About a year ago, I had a demonstration that a digital circuit can continue to receive and process an audibly distorted digital signal. We had a DAC in the store that had a problem with its USB input. We were playing a Michael Jackson tune, and it started out okay, but slowly became a mess, with drum beats at the wrong places, and Michael’s voice sounding like he’d been knotted up at the end of a PVC pipe. This gradual build up of error was repeatable with different sources, but only on the USB input, S/PDIF was fine. If such gross distortions can get through, what other more subtle artifacts are passing through your pristine “bits are bits digital is digital it’s either 100% or 0” audio stream right now?

I am guilty, like so many, of generalizing this “it’s either on or off” bit-level view of digital to every aspect of digital design. I assumed that the digital side of a DAC, for example, was either going to work perfectly or not work at all, and levels of quality can occur only in the analog section or in the resolution of the music files. This is untrue, as I learned last week when I went back to Copper #1 and started reading my way through Richard Murison’s “Quibbles and Bits” column—something I’d promised myself I’d do when I was slapped by the term “ladder DAC” just after RMAF 2017.
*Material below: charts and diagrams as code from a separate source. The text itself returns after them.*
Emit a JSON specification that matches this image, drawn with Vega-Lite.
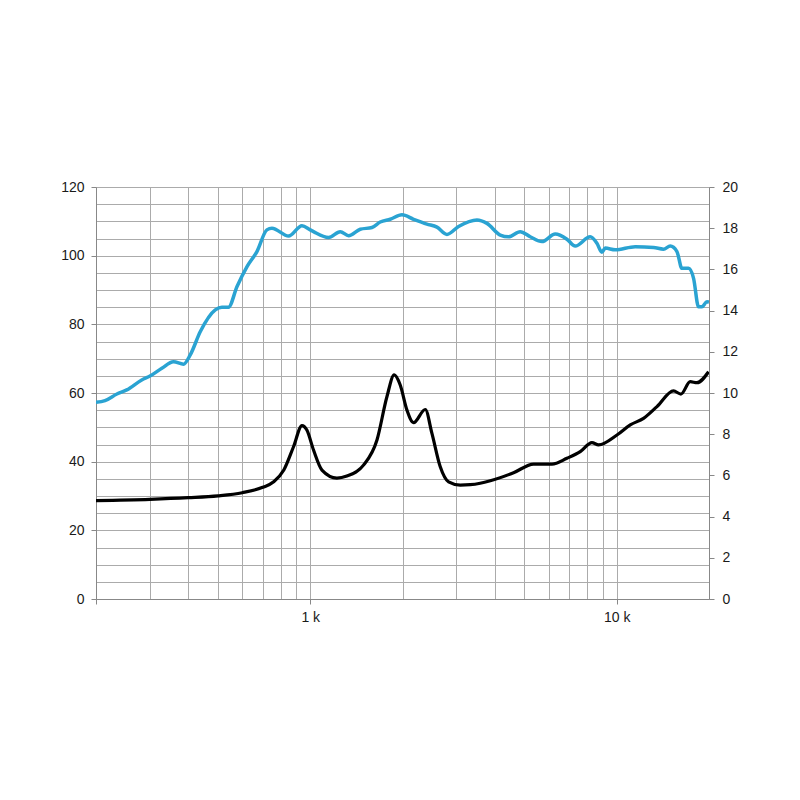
{
  "$schema": "https://vega.github.io/schema/vega-lite/v6.json",
  "width": 613,
  "height": 412,
  "autosize": "none",
  "padding": {"left": 96, "top": 187, "right": 91, "bottom": 201},
  "background": "white",
  "config": {
    "view": {"stroke": null},
    "axis": {"labelFont": "Liberation Sans", "labelFontSize": 14, "labelColor": "#1a1a1a", "title": null}
  },
  "datasets": {
    "spl": [
      {"f": 200, "v": 57.3}, {"f": 214, "v": 57.8}, {"f": 234, "v": 59.7}, {"f": 252, "v": 60.9},
      {"f": 282, "v": 63.8}, {"f": 301, "v": 65.0}, {"f": 328, "v": 67.2}, {"f": 358, "v": 69.1},
      {"f": 386, "v": 68.4}, {"f": 406, "v": 71.1}, {"f": 438, "v": 77.9}, {"f": 490, "v": 84.2},
      {"f": 515, "v": 85.0}, {"f": 541, "v": 85.0}, {"f": 577, "v": 91.0}, {"f": 622, "v": 96.8},
      {"f": 670, "v": 101.2}, {"f": 722, "v": 107.5}, {"f": 750, "v": 108.0}, {"f": 850, "v": 105.7},
      {"f": 940, "v": 108.7}, {"f": 1000, "v": 107.5}, {"f": 1025, "v": 107.0}, {"f": 1147, "v": 105.3},
      {"f": 1253, "v": 107.0}, {"f": 1334, "v": 105.8}, {"f": 1456, "v": 107.7}, {"f": 1590, "v": 108.2},
      {"f": 1692, "v": 109.8}, {"f": 1824, "v": 110.6}, {"f": 1992, "v": 111.9}, {"f": 2173, "v": 110.6},
      {"f": 2403, "v": 109.2}, {"f": 2591, "v": 108.3}, {"f": 2793, "v": 106.2}, {"f": 3047, "v": 108.5},
      {"f": 3499, "v": 110.4}, {"f": 3772, "v": 109.4}, {"f": 4168, "v": 106.0}, {"f": 4436, "v": 105.5},
      {"f": 4843, "v": 107.0}, {"f": 5222, "v": 105.5}, {"f": 5702, "v": 104.1}, {"f": 6300, "v": 106.3},
      {"f": 6878, "v": 104.8}, {"f": 7320, "v": 102.8}, {"f": 8196, "v": 105.5}, {"f": 8618, "v": 103.6},
      {"f": 8947, "v": 101.0}, {"f": 9173, "v": 102.2}, {"f": 9888, "v": 101.7}, {"f": 11490, "v": 102.6},
      {"f": 13190, "v": 102.4}, {"f": 14210, "v": 101.9}, {"f": 14950, "v": 102.8}, {"f": 15720, "v": 101.2},
      {"f": 16320, "v": 96.3}, {"f": 17150, "v": 96.3}, {"f": 17810, "v": 93.4}, {"f": 18490, "v": 85.1},
      {"f": 18970, "v": 85.1}, {"f": 19700, "v": 86.6}, {"f": 20000, "v": 86.5}
    ],
    "imp": [
      {"f": 200, "z": 4.78}, {"f": 300, "z": 4.84}, {"f": 400, "z": 4.92}, {"f": 500, "z": 5.01},
      {"f": 600, "z": 5.16}, {"f": 700, "z": 5.42}, {"f": 760, "z": 5.69}, {"f": 820, "z": 6.26},
      {"f": 882, "z": 7.39}, {"f": 940, "z": 8.42}, {"f": 975, "z": 8.2}, {"f": 1025, "z": 7.23},
      {"f": 1092, "z": 6.26}, {"f": 1222, "z": 5.87}, {"f": 1317, "z": 5.97}, {"f": 1492, "z": 6.5},
      {"f": 1651, "z": 7.72}, {"f": 1779, "z": 9.82}, {"f": 1879, "z": 10.88}, {"f": 1966, "z": 10.39},
      {"f": 2068, "z": 9.17}, {"f": 2173, "z": 8.56}, {"f": 2373, "z": 9.2}, {"f": 2495, "z": 8.04},
      {"f": 2656, "z": 6.42}, {"f": 2827, "z": 5.69}, {"f": 3087, "z": 5.53}, {"f": 3327, "z": 5.55},
      {"f": 3585, "z": 5.62}, {"f": 3868, "z": 5.74}, {"f": 4606, "z": 6.13}, {"f": 5354, "z": 6.55},
      {"f": 6147, "z": 6.55}, {"f": 6878, "z": 6.83}, {"f": 7602, "z": 7.15}, {"f": 8301, "z": 7.59},
      {"f": 8722, "z": 7.48}, {"f": 10016, "z": 7.96}, {"f": 11070, "z": 8.45}, {"f": 12230, "z": 8.77},
      {"f": 13530, "z": 9.34}, {"f": 15320, "z": 10.1}, {"f": 16200, "z": 9.95}, {"f": 17370, "z": 10.55},
      {"f": 18270, "z": 10.5}, {"f": 19930, "z": 11.03}
    ]
  },
  "layer": [
    {
      "data": {"name": "spl"},
      "mark": {"type": "line", "color": "#2aa3d2", "strokeWidth": 3.5, "interpolate": "monotone", "clip": true},
      "encoding": {
        "x": {
          "field": "f", "type": "quantitative",
          "scale": {"type": "log", "domain": [200, 20000], "nice": false},
          "axis": {
            "values": [200, 300, 400, 500, 600, 700, 800, 900, 1000, 2000, 3000, 4000, 5000, 6000, 7000, 8000, 9000, 10000, 20000],
            "grid": true, "gridColor": "#ababab", "gridOpacity": 1, "gridWidth": 1,
            "labelExpr": "datum.value == 1000 ? '1 k' : (datum.value == 10000 ? '10 k' : '')",
            "tickSize": 5, "tickColor": "#888888",
            "tickOpacity": {"condition": {"test": "datum.value == 200 || datum.value == 1000 || datum.value == 10000", "value": 1}, "value": 0},
            "domainColor": "#888888", "labelPadding": 6, "labelFlush": false, "labelOverlap": false
          }
        },
        "y": {
          "field": "v", "type": "quantitative",
          "scale": {"domain": [0, 120], "nice": false},
          "axis": {
            "orient": "left",
            "values": [0, 5, 10, 15, 20, 25, 30, 35, 40, 45, 50, 55, 60, 65, 70, 75, 80, 85, 90, 95, 100, 105, 110, 115, 120],
            "grid": true, "gridColor": "#ababab", "gridOpacity": 1, "gridWidth": 1,
            "labelExpr": "datum.value % 20 === 0 ? datum.label : ''",
            "tickSize": 5, "tickColor": "#888888",
            "tickOpacity": {"condition": {"test": "datum.value % 20 === 0", "value": 1}, "value": 0},
            "domainColor": "#888888", "labelPadding": 7, "labelOverlap": false
          }
        }
      }
    },
    {
      "data": {"name": "imp"},
      "mark": {"type": "line", "color": "#000000", "strokeWidth": 3.2, "interpolate": "monotone", "clip": true},
      "encoding": {
        "x": {
          "field": "f", "type": "quantitative",
          "scale": {"type": "log", "domain": [200, 20000], "nice": false},
          "axis": {
            "values": [200, 300, 400, 500, 600, 700, 800, 900, 1000, 2000, 3000, 4000, 5000, 6000, 7000, 8000, 9000, 10000, 20000],
            "grid": true, "gridColor": "#ababab", "gridOpacity": 1, "gridWidth": 1,
            "labelExpr": "datum.value == 1000 ? '1 k' : (datum.value == 10000 ? '10 k' : '')",
            "tickSize": 5, "tickColor": "#888888",
            "tickOpacity": {"condition": {"test": "datum.value == 200 || datum.value == 1000 || datum.value == 10000", "value": 1}, "value": 0},
            "domainColor": "#888888", "labelPadding": 6, "labelFlush": false, "labelOverlap": false
          }
        },
        "y": {
          "field": "z", "type": "quantitative",
          "scale": {"domain": [0, 20], "nice": false},
          "axis": {
            "orient": "right",
            "values": [0, 2, 4, 6, 8, 10, 12, 14, 16, 18, 20],
            "grid": false,
            "tickSize": 5, "tickColor": "#888888",
            "domainColor": "#888888", "labelPadding": 8, "labelOverlap": false
          }
        }
      }
    }
  ],
  "resolve": {"scale": {"y": "independent"}}
}
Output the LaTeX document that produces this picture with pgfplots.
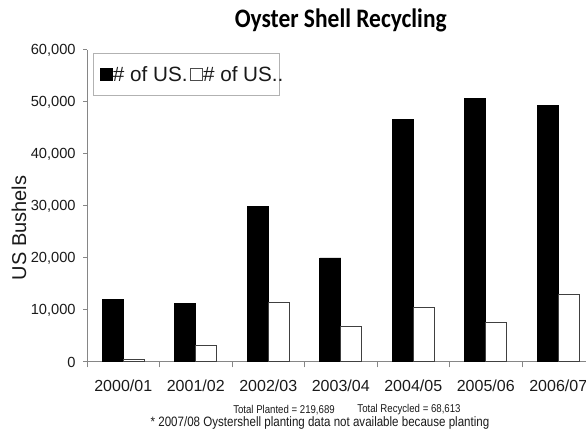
\documentclass[border=0pt]{standalone}
\usepackage{pgfplots}
\pgfplotsset{compat=1.18}
\usepackage{fontspec}
\setmainfont{Liberation Sans}
\newfontfamily\titlefont{Carlito}[FakeStretch=0.88]
\newfontfamily\notefont{Liberation Sans}[FakeStretch=0.85]
\definecolor{axgray}{HTML}{868686}
\definecolor{txtgray}{HTML}{1A1A1A}
\begin{document}
\begin{tikzpicture}[x=0.75pt,y=0.75pt]
\useasboundingbox (0,0) rectangle (586,432);
\clip (0,0) rectangle (586,432);
\begin{axis}[
  at={(65.25pt,52.5pt)}, anchor=south west,
  scale only axis, width=380.625pt, height=234pt,
  ybar=0pt, bar width=15.75pt,
  xmin=-0.5, xmax=6.5, ymin=0, ymax=60000,
  xtick={0,...,6},
  xticklabels={2000/01,2001/02,2002/03,2003/04,2004/05,2005/06,2006/07},
  minor xtick={-0.5,0.5,...,6.5},
  ytick={0,10000,...,60000},
  scaled y ticks=false,
  /pgf/number format/.cd, 1000 sep={,}, assume math mode=true, /pgfplots/.cd,
  axis x line*=bottom, axis y line*=left,
  axis line style={-, draw=axgray, line width=0.75pt},
  tick align=outside,
  major tick length=3pt, minor tick length=4pt,
  major x tick style={draw=none},
  every tick/.style={draw=axgray, line width=0.75pt},
  every minor tick/.style={draw=axgray, line width=0.75pt},
  yticklabel style={font=\fontsize{11}{13}\selectfont, text=txtgray, xshift=-2pt},
  xticklabel style={font=\fontsize{12}{14}\selectfont, text=txtgray, yshift=-7pt},
  title={\titlefont\bfseries Oyster Shell Recycling},
  title style={at={(axis description cs:0.5,1.045)}, anchor=base, font=\fontsize{20}{24}\selectfont},
  ylabel={US Bushels},
  every axis y label/.style={at={(axis description cs:-0.134,0.43)}, rotate=90, anchor=center, font=\fontsize{15}{18}\selectfont, text=txtgray},
  legend columns=2,
  legend style={at={(axis description cs:0.011,0.99)}, anchor=north west,
    draw=black!30, line width=0.5pt, inner xsep=5pt, inner ysep=9pt,
    font=\fontsize{15.5}{18}\selectfont, text=txtgray,
    nodes={inner sep=0.5pt},
    /tikz/every even column/.append style={column sep=1pt}},
]
\addplot[fill=black, draw=black, line width=0.5pt,
  legend image code/.code={\draw[fill=black,draw=black] (0pt,-4.5pt) rectangle (9pt,4.5pt);}]
  coordinates {(0,12000) (1,11200) (2,29900) (3,20000) (4,46600) (5,50700) (6,49289)};
\addlegendentry{\# of US.}
\addplot[fill=white, draw=black!75, line width=0.75pt,
  legend image code/.code={\draw[fill=white,draw=black!70,line width=0.6pt] (0pt,-4.5pt) rectangle (9pt,4.5pt);}]
  coordinates {(0,500) (1,3200) (2,11500) (3,6800) (4,10500) (5,7500) (6,13000)};
\addlegendentry{\# of US\rlap{..}\hspace{-4pt}}
\end{axis}
\node[font=\notefont\fontsize{8.5}{10}\selectfont, text=txtgray] at (284,22) {Total Planted = 219,689};
\node[font=\notefont\fontsize{8.5}{10}\selectfont, text=txtgray] at (409,22) {Total Recycled = 68,613};
\node[font=\notefont\fontsize{10.2}{12}\selectfont, text=txtgray] at (320,9) {* 2007/08 Oystershell planting data not available because planting};
\end{tikzpicture}
\end{document}
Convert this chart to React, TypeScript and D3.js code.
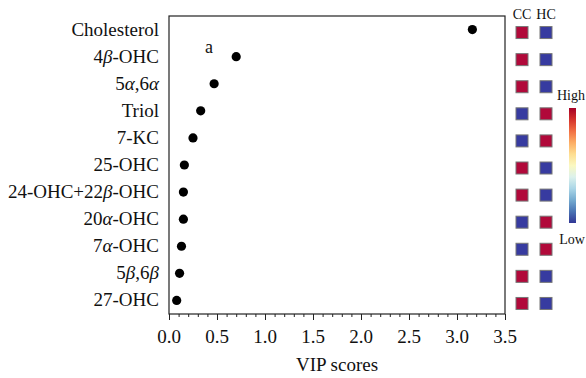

Reading the column and pretending to understand how a Sigma Delta Modulator works (the weak link being me, and not Richard’s clear and cogent text), I realize how much wing, spit, and prayer there is in digital circuit design. If like me, you’ve made an “impossible” upgrade to your system’s audio quality (such as when I deemed my DIY isolation platform too ugly to be on the main audio rack, and idly placed it under my NAS), then the agnostic in you should rest assured that digital may be rooted in binary, but is most certainly not black and white.